Ich wünsche mir zuerst mehr konzertierte Aktionen. Es gibt viele Einzelkämpfer in dem Bereich, aber zusammen könnten wir weitaus mehr schaffen. Das Zweite ist, dass solche Aktivitäten dem Publikum zeigen sollen, dass Wissenschaftsexpertinnen und -experten normale Menschen mit Emotionen sind. Es gab im Laufe des Brexit immer wieder die Diskussion, dass man auch auf Expertenwissen verzichten könne. Warum? Weil sie leider oft als kalte und maschinelle Wissenschaftlerinnen und Wissenschaftler gesehen werden. Wenn wir also zeigen, dass Menschen mit Herzen und Emotionen dahinterstecken, ist das eine gute Sache. Punkt drei ist, dass wir die Sachen so erklären müssen, dass sie nicht als Vorlesung daherkommen, sondern als Diskussion. Und dabei muss klar werden, dass man zwar anderer Meinung als die Forschung sein kann, dann aber auch eine faktenbasierte Begründung und Erklärung dafür liefern muss. Man kann nicht einfach die Evolution zu einer von vielen Theorien erklären, ohne gleichzeitig Belege für die Alternativen zu bringen. Und zuletzt wünsche ich mir, dass wir mehr Personen erreichen und dass wir dabei von mehr Kolleginnen und Kollegen unterstützt werden.
Welches Feedback bekommen Sie denn aus dem Kollegium?

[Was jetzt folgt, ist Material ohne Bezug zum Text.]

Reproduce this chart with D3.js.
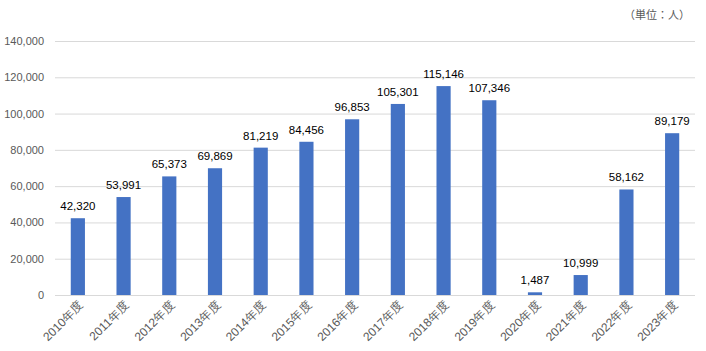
<!DOCTYPE html>
<html><head><meta charset="utf-8">
<script src="https://cdn.jsdelivr.net/npm/d3@7"></script>
<style>body{margin:0;background:#fff;}svg{display:block;font-family:"Liberation Sans","Noto Sans CJK JP",sans-serif;}</style>
</head><body>
<svg id="c" width="706" height="351"></svg>
<script>
const categories = ["2010年度","2011年度","2012年度","2013年度","2014年度","2015年度","2016年度","2017年度","2018年度","2019年度","2020年度","2021年度","2022年度","2023年度"];
const values = [42320,53991,65373,69869,81219,84456,96853,105301,115146,107346,1487,10999,58162,89179];
const yTicks = [0,20000,40000,60000,80000,100000,120000,140000];
const unitLabel = "（単位：人）";

const svg = d3.select("#c");
const x = d3.scaleBand().domain(categories).range([55,695]).paddingInner(0.69).paddingOuter(0.345);
const y = d3.scaleLinear().domain([0,140000]).range([295,41]);
const fmt = d3.format(",");

// gridlines
svg.append("g").selectAll("line").data(yTicks).join("line")
  .attr("x1",55).attr("x2",695).attr("y1",d=>y(d)+0.5).attr("y2",d=>y(d)+0.5)
  .attr("stroke","#d9d9d9").attr("stroke-width",1);

// y axis
const ya = svg.append("g").attr("transform","translate(48,0)")
  .call(d3.axisLeft(y).tickValues(yTicks).tickFormat(fmt).tickSize(0).tickPadding(4));
ya.select(".domain").remove();
ya.selectAll("text").attr("fill","#595959").style("font-size","11px").style("font-family","Liberation Sans, sans-serif");

// bars
svg.append("g").selectAll("rect").data(values).join("rect")
  .attr("x",(d,i)=>x(categories[i])).attr("width",x.bandwidth())
  .attr("y",d=>y(d)).attr("height",d=>y(0)-y(d)).attr("fill","#4472c4");

// data labels
svg.append("g").selectAll("text").data(values).join("text")
  .attr("x",(d,i)=>x(categories[i])+x.bandwidth()/2).attr("y",d=>y(d)-8)
  .attr("text-anchor","middle").attr("fill","#000").style("font-size","11.5px")
  .text(d=>fmt(d));

// x axis
const xa = svg.append("g").attr("transform","translate(0,295)")
  .call(d3.axisBottom(x).tickSize(0).tickPadding(0));
xa.select(".domain").remove();
xa.selectAll("text").attr("fill","#595959").style("font-size","12px")
  .attr("text-anchor","end").attr("dy",null)
  .attr("transform","translate(6,11) rotate(-45)");

// unit label
svg.append("text").attr("x",690).attr("y",19).attr("text-anchor","end")
  .attr("fill","#595959").style("font-size","11px").text(unitLabel);
</script>
</body></html>
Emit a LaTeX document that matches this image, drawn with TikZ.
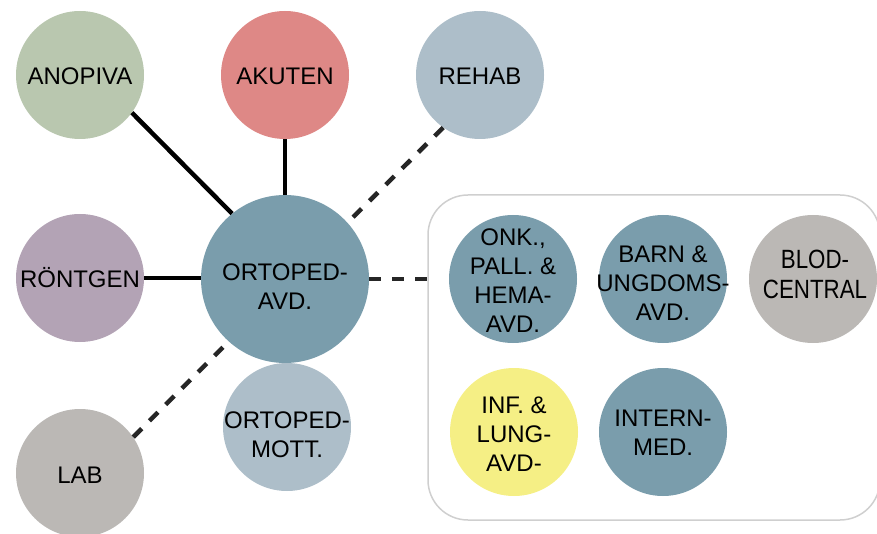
\documentclass[tikz,border=0pt]{standalone}
\usepackage{fontspec}
\setmainfont{Liberation Sans}
\begin{document}
\begin{tikzpicture}[x=1pt,y=-1pt,
  unit/.style={circle,minimum size=128pt,inner sep=0pt},
  hub/.style={unit,minimum size=168pt},
  caption/.style={inner sep=0pt,align=center,text=black,
    font=\fontsize{24}{29}\selectfont},
  link/.style={line width=4.5pt,black},
  loose/.style={line width=4.5pt,black!85,dash pattern=on 12pt off 11pt}]
\useasboundingbox (0,0) rectangle (877,534);
\definecolor{cgreen}{HTML}{B9C7AF}
\definecolor{cred}{HTML}{DE8886}
\definecolor{cpale}{HTML}{ADBEC9}
\definecolor{cmauve}{HTML}{B3A3B5}
\definecolor{cteal}{HTML}{7A9DAC}
\definecolor{cgrey}{HTML}{BBB8B5}
\definecolor{cyellow}{HTML}{F5EF85}
\definecolor{cframe}{HTML}{CFCFCF}

% frame around the other wards
\draw[cframe,line width=1.5pt,rounded corners=40pt] (428,195) rectangle (880,520);

% central ward and its neighbours
\node[hub,fill=cteal] (avd) at (285,279) {};
\node[unit,fill=cgreen] (anopiva) at (80,75) {};
\node[unit,fill=cred] (akuten) at (285,75) {};
\node[unit,fill=cpale] (rehab) at (480,75) {};
\node[unit,fill=cmauve] (rontgen) at (80,278) {};
\node[unit,fill=cgrey] (lab) at (80,473) {};
\node[unit,fill=cpale] (mott) at (287,427) {};
\coordinate (frameW) at (428,279);

% wards inside the frame
\node[unit,fill=cteal] (onk) at (513,279) {};
\node[unit,fill=cteal] (barn) at (663,279) {};
\node[unit,fill=cgrey] (blod) at (813,279) {};
\node[unit,fill=cyellow] (inf) at (514,432) {};
\node[unit,fill=cteal] (intern) at (663,432) {};

% ward names
\node[caption,anchor=base] (anopiva-t) at (80,84.5) {ANOPIVA};
\node[caption,anchor=base] (akuten-t) at (285,84.5) {AKUTEN};
\node[caption,anchor=base] (rehab-t) at (480,84.5) {REHAB};
\node[caption,anchor=base] (rontgen-t) at (80,287.5) {RÖNTGEN};
\node[caption,anchor=base] (lab-t) at (80,483) {LAB};
\node[caption] (avd-t) at (285,287) {ORTOPED-\\AVD.};
\node[caption] (mott-t) at (287,435) {ORTOPED-\\MOTT.};
\node[caption] (onk-t) at (513,281) {ONK.,\\PALL. \&\\HEMA-\\AVD.};
\node[caption] (barn-t) at (663,283) {BARN \&\\UNGDOMS-\\AVD.};
\node[caption] (blod-t) at (815,277) {\scalebox{0.93}[1.1]{\begin{tabular}{@{}c@{}}BLOD-\\[-2pt]CENTRAL\end{tabular}}};
\node[caption] (inf-t) at (514,434) {INF. \&\\LUNG-\\AVD-};
\node[caption] (intern-t) at (663,433) {INTERN-\\MED.};

% connections
\draw[link] (anopiva.-36) -- (avd.129);
\draw[link] (akuten) -- (avd);
\draw[link] (rontgen.east) -- (rontgen.east -| avd.west);
\draw[loose] (rehab.-125) -- (avd.42);
\draw[loose] (lab.34) -- (avd.228);
\draw[loose] (avd) -- (frameW);
\end{tikzpicture}
\end{document}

Ich höre oft: Nuno, du musst aber viel Zeit haben, wenn du auch noch Wissenschaftskommunikation machst. Aber damit wirst du keine neuen Paper veröffentlichen, keine Drittmittelprojekte einwerben, keine Einladungen zu den berühmtesten Konferenzen bekommen und keine Preise gewinnen. Zumindest das Letztere stimmt ja jetzt nicht mehr! Vielleicht brauchen wir also noch mehr Preise dieser Art.